After a half-hour break, an agreement was reached that a group of senior councillors would negotiate "in good faith" with the mayor. This is a backdown by the mayor, who a week ago said he would not pay the cost of the report. To me that seemed fair.
It's true the mayor seems to have few friends inside or outside the council at present, but trying to beggar him with the cost of the EY report and some highly questionable hotel upgrade costs is just vindictive.
At times yesterday's meeting descended into banality. The right demanded to know why the investigators had failed to identify the security guard who allegedly came upon Mr Brown and Ms Chuang in the Ngati Whatua Room. As though that mattered.
They also demanded to know the "keywords" input by EY when it searched the million or more emails on the council server, trawling for evidence against the mayor.
The attempt to move a vote of no confidence did fail to make first base.

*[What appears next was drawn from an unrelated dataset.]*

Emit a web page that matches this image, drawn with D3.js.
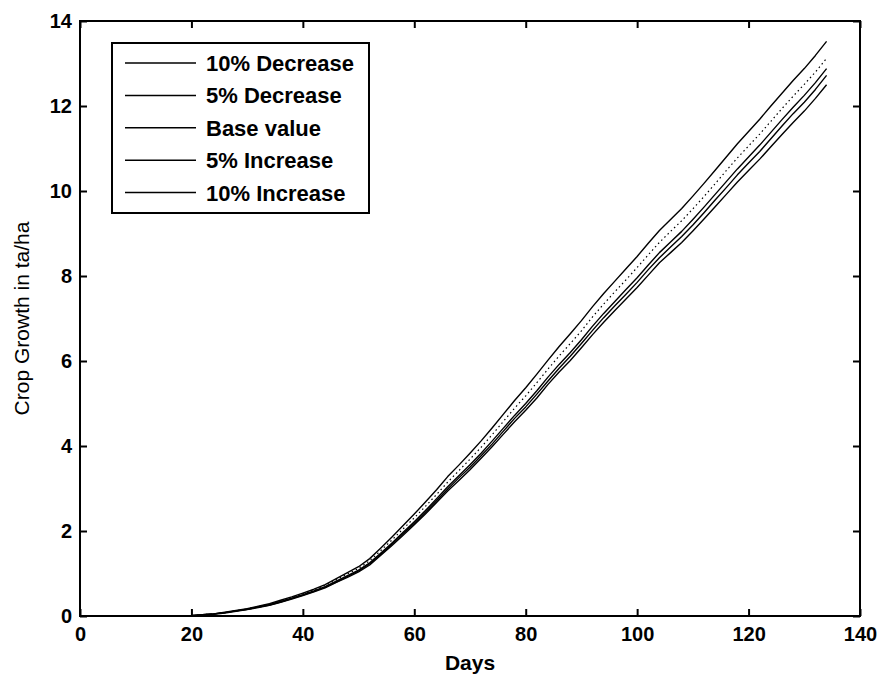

But for all the talk of trying to move on by the majority, there was no doubt that even among his old allies, the support was hard to find. Councillor Cathy Casey, for example, who is usually never short of a word, stayed mute for the whole meeting.
Perhaps most telling was the decision to change the final clause of the resolution which initially read that the council "accepts the mayor's apology and expression of contrition for his actions ..."
Councillors voted instead "to note the mayor's apology ... "
Such a deliberate change indicates how isolated the mayor now is.
It also calls into question the second part of the resolution which says the vote signals the councillors' "willingness to work with the mayor in the best interests of the people of Auckland".
True, only five councillors supported a vote of no confidence, but the vote of censure that was passed, complete with its excessive fines and unconciliatory wording, suggests little interest in any ongoing relationship as far as councillors are concerned.
It only adds to the mayor's humiliation.
A no-confidence vote might have been kinder.